begin DATA SEGMENT

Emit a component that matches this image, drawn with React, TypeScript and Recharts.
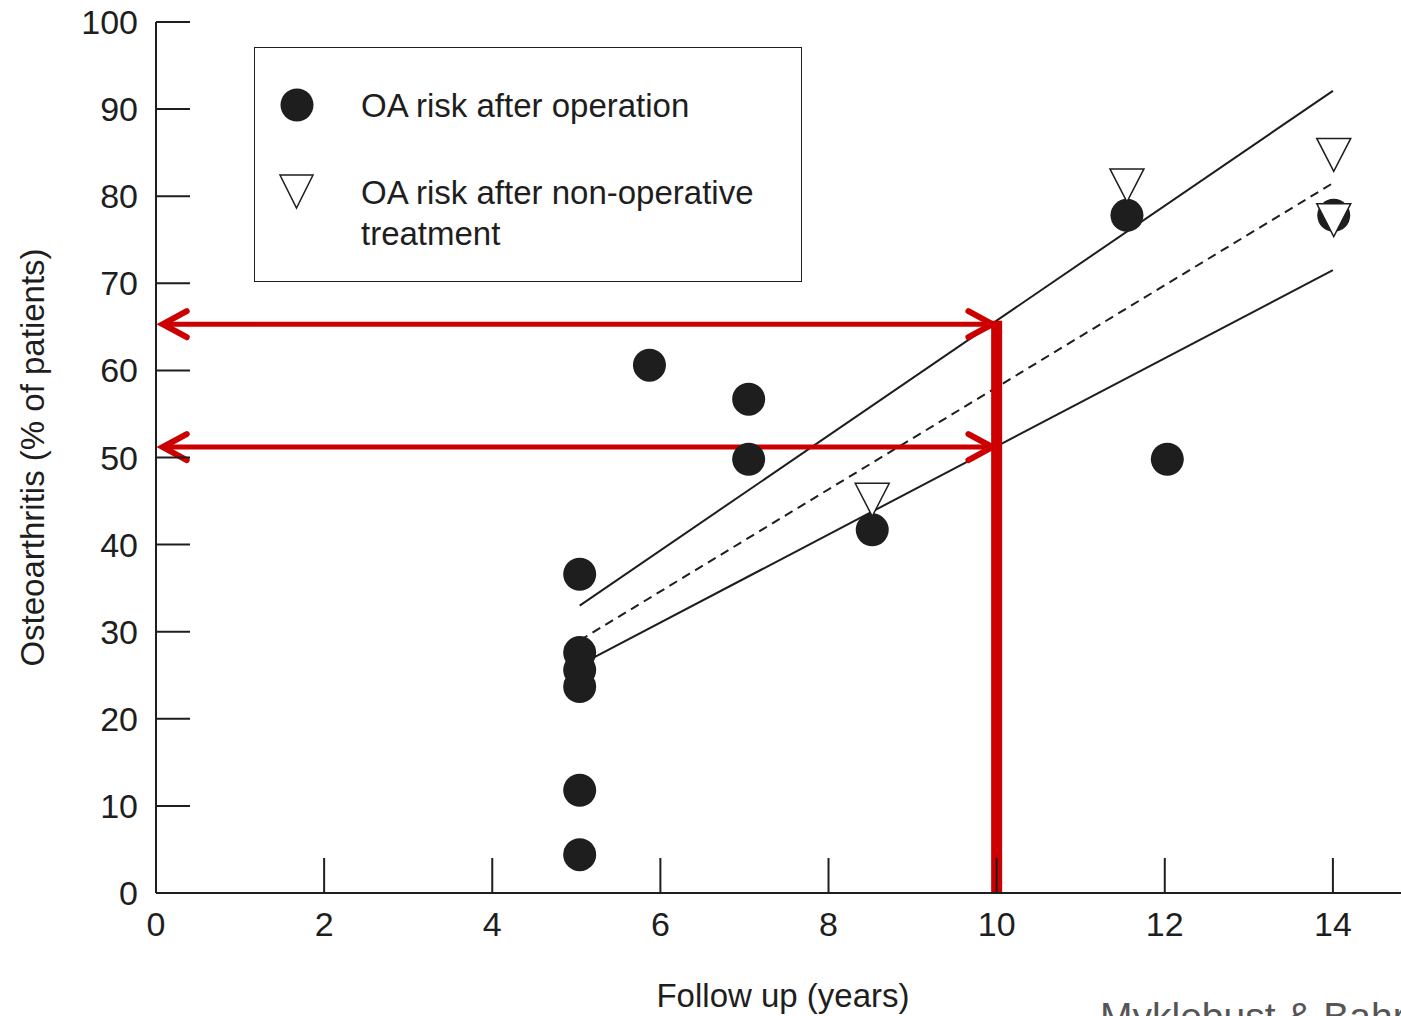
import {
  ComposedChart,
  Legend,
  ReferenceLine,
  Scatter,
  XAxis,
  YAxis,
} from "recharts";

// follow-up (years) and OA risk (% of patients)
const opYears = [5.04, 5.04, 5.04, 5.04, 5.04, 5.04, 5.87, 7.05, 7.05, 8.52, 11.55, 12.03, 14.01];
const opRisk = [36.6, 27.6, 25.6, 23.7, 11.8, 4.4, 60.6, 56.7, 49.8, 41.7, 77.8, 49.8, 77.8];
const nonOpYears = [8.52, 11.55, 14.01, 14.01];
const nonOpRisk = [45.2, 81.3, 84.8, 77.3];

const seriesNames = ["OA risk after operation", "OA risk after non-operative treatment"];

// regression fits: [x1, y1, x2, y2]
const upperFit = [5.04, 33, 14, 92.1];
const meanFit = [5.04, 29, 14, 81.5];
const lowerFit = [5.04, 26.2, 14, 71.5];

// highlighted reading at 10 years
const readYear = 10;
const readHigh = 65.3;
const readLow = 51.2;
const arrowStart = 0.08;

const xTicks = [0, 2, 4, 6, 8, 10, 12, 14];
const yTicks = [0, 10, 20, 30, 40, 50, 60, 70, 80, 90, 100];

const opData = opYears.map((x, i) => ({ x, y: opRisk[i] }));
const nonOpData = nonOpYears.map((x, i) => ({ x, y: nonOpRisk[i] }));

const INK = "#1e1e1e";
const RED = "#cc0000";
const FONT = "'Liberation Sans', Arial, sans-serif";
const PLOT_LEFT = 156;
const PLOT_BOTTOM = 893;

const seg = (f: number[]) => [
  { x: f[0], y: f[1] },
  { x: f[2], y: f[3] },
];

const Dot = ({ cx, cy }: any) => <circle cx={cx} cy={cy} r={16.5} fill={INK} />;

const Tri = ({ cx, cy }: any) => (
  <path
    d={`M${cx - 17},${cy - 16} L${cx + 17},${cy - 16} L${cx},${cy + 17} Z`}
    fill="#fff"
    stroke={INK}
    strokeWidth={1.5}
  />
);

function YTick({ y, payload }: any) {
  return (
    <g>
      <line x1={PLOT_LEFT} x2={PLOT_LEFT + 34} y1={y} y2={y} stroke={INK} strokeWidth={2} />
      <text x={138} y={y} textAnchor="end" dominantBaseline="central" fontSize={34} fill={INK} fontFamily={FONT}>
        {payload.value}
      </text>
    </g>
  );
}

function XTick({ x, payload }: any) {
  return (
    <g>
      <line x1={x} x2={x} y1={PLOT_BOTTOM} y2={PLOT_BOTTOM - 35} stroke={INK} strokeWidth={2} />
      <text x={x} y={PLOT_BOTTOM + 31} textAnchor="middle" dominantBaseline="central" fontSize={34} fill={INK} fontFamily={FONT}>
        {payload.value}
      </text>
    </g>
  );
}

function Arrow({ x1, y1, x2 }: any) {
  const l = Math.min(x1, x2);
  const r = Math.max(x1, x2);
  const y = y1;
  return (
    <g stroke={RED} strokeWidth={5} strokeLinecap="round" fill="none">
      <line x1={l} x2={r} y1={y} y2={y} />
      <polyline points={`${l + 24},${y - 13} ${l},${y} ${l + 24},${y + 13}`} strokeWidth={6} />
      <polyline points={`${r - 24},${y - 13} ${r},${y} ${r - 24},${y + 13}`} strokeWidth={6} />
    </g>
  );
}

function LegendBox() {
  const [a, b] = seriesNames;
  const bWords = b.split(" ");
  return (
    <div style={{ width: 548, height: 235, border: `1.5px solid ${INK}`, boxSizing: "border-box", background: "#fff" }}>
      <svg width={545} height={232} style={{ display: "block" }}>
        <circle cx={42} cy={57} r={16.5} fill={INK} />
        <text x={106} y={57} dominantBaseline="central" fontSize={33} fill={INK} fontFamily={FONT}>
          {a}
        </text>
        <path d="M25,127 L58,127 L41.5,160 Z" fill="#fff" stroke={INK} strokeWidth={1.5} />
        <text x={106} y={144} dominantBaseline="central" fontSize={33} fill={INK} fontFamily={FONT}>
          {bWords.slice(0, -1).join(" ")}
        </text>
        <text x={106} y={185} dominantBaseline="central" fontSize={33} fill={INK} fontFamily={FONT}>
          {bWords[bWords.length - 1]}
        </text>
      </svg>
    </div>
  );
}

export default function App() {
  return (
    <div style={{ position: "absolute", left: 0, top: 0, width: 1401, height: 1016, overflow: "hidden", background: "#fff" }}>
      <ComposedChart width={1401} height={1016} margin={{ top: 22, right: 0, bottom: 0, left: 0 }}>
        <XAxis
          type="number"
          dataKey="x"
          domain={[0, 14.81]}
          ticks={xTicks}
          allowDataOverflow
          height={123}
          stroke={INK}
          strokeWidth={2}
          tickLine={false}
          tick={<XTick />}
          label={({ viewBox }: any) => (
            <g>
              <text x={783} y={viewBox.y + 102} textAnchor="middle" dominantBaseline="central" fontSize={33} fill={INK} fontFamily={FONT}>
                Follow up (years)
              </text>
              <text x={1100} y={1030} fontSize={39} fill="#555" fontFamily={FONT}>
                Myklebust &amp; Bahr
              </text>
            </g>
          )}
        />
        <YAxis
          type="number"
          dataKey="y"
          domain={[0, 100]}
          ticks={yTicks}
          width={156}
          stroke={INK}
          strokeWidth={2}
          tickLine={false}
          tick={<YTick />}
          label={({ viewBox }: any) => {
            const cy = viewBox.y + viewBox.height / 2;
            return (
              <text x={32} y={cy} transform={`rotate(-90 32 ${cy})`} textAnchor="middle" dominantBaseline="central" fontSize={33} fill={INK} fontFamily={FONT}>
                Osteoarthritis (% of patients)
              </text>
            );
          }}
        />
        <ReferenceLine segment={seg(upperFit)} stroke={INK} strokeWidth={2} ifOverflow="visible" />
        <ReferenceLine segment={seg(meanFit)} stroke={INK} strokeWidth={2} strokeDasharray="9 6" ifOverflow="visible" />
        <ReferenceLine segment={seg(lowerFit)} stroke={INK} strokeWidth={2} ifOverflow="visible" />
        <Scatter name={seriesNames[0]} data={opData} fill={INK} shape={<Dot />} isAnimationActive={false} />
        <Scatter name={seriesNames[1]} data={nonOpData} fill="#fff" shape={<Tri />} isAnimationActive={false} />
        <ReferenceLine
          segment={[{ x: arrowStart, y: readHigh }, { x: readYear - 0.05, y: readHigh }]}
          shape={<Arrow />}
          ifOverflow="visible"
        />
        <ReferenceLine
          segment={[{ x: arrowStart, y: readLow }, { x: readYear - 0.05, y: readLow }]}
          shape={<Arrow />}
          ifOverflow="visible"
        />
        <ReferenceLine
          segment={[{ x: readYear, y: 0 }, { x: readYear, y: readHigh + 0.4 }]}
          stroke={RED}
          strokeWidth={11}
          ifOverflow="visible"
        />
        <Legend
          layout="vertical"
          align="center"
          verticalAlign="middle"
          wrapperStyle={{ left: 254, top: 47, width: 548, height: 235 }}
          content={<LegendBox />}
        />
      </ComposedChart>
    </div>
  );
}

end DATA SEGMENT

§ WRITTEN REQUEST
Emit the lines of the material exactly, from its first line to the line containing "const lowerFit = [5.04, 26.2, 14, 71.5];", inclusive; leave every picture out.

§ RESPONSE FOR THIS EXERCISE
Emit a component that matches this image, drawn with React, TypeScript and Recharts.
import {
  ComposedChart,
  Legend,
  ReferenceLine,
  Scatter,
  XAxis,
  YAxis,
} from "recharts";

// follow-up (years) and OA risk (% of patients)
const opYears = [5.04, 5.04, 5.04, 5.04, 5.04, 5.04, 5.87, 7.05, 7.05, 8.52, 11.55, 12.03, 14.01];
const opRisk = [36.6, 27.6, 25.6, 23.7, 11.8, 4.4, 60.6, 56.7, 49.8, 41.7, 77.8, 49.8, 77.8];
const nonOpYears = [8.52, 11.55, 14.01, 14.01];
const nonOpRisk = [45.2, 81.3, 84.8, 77.3];

const seriesNames = ["OA risk after operation", "OA risk after non-operative treatment"];

// regression fits: [x1, y1, x2, y2]
const upperFit = [5.04, 33, 14, 92.1];
const meanFit = [5.04, 29, 14, 81.5];
const lowerFit = [5.04, 26.2, 14, 71.5];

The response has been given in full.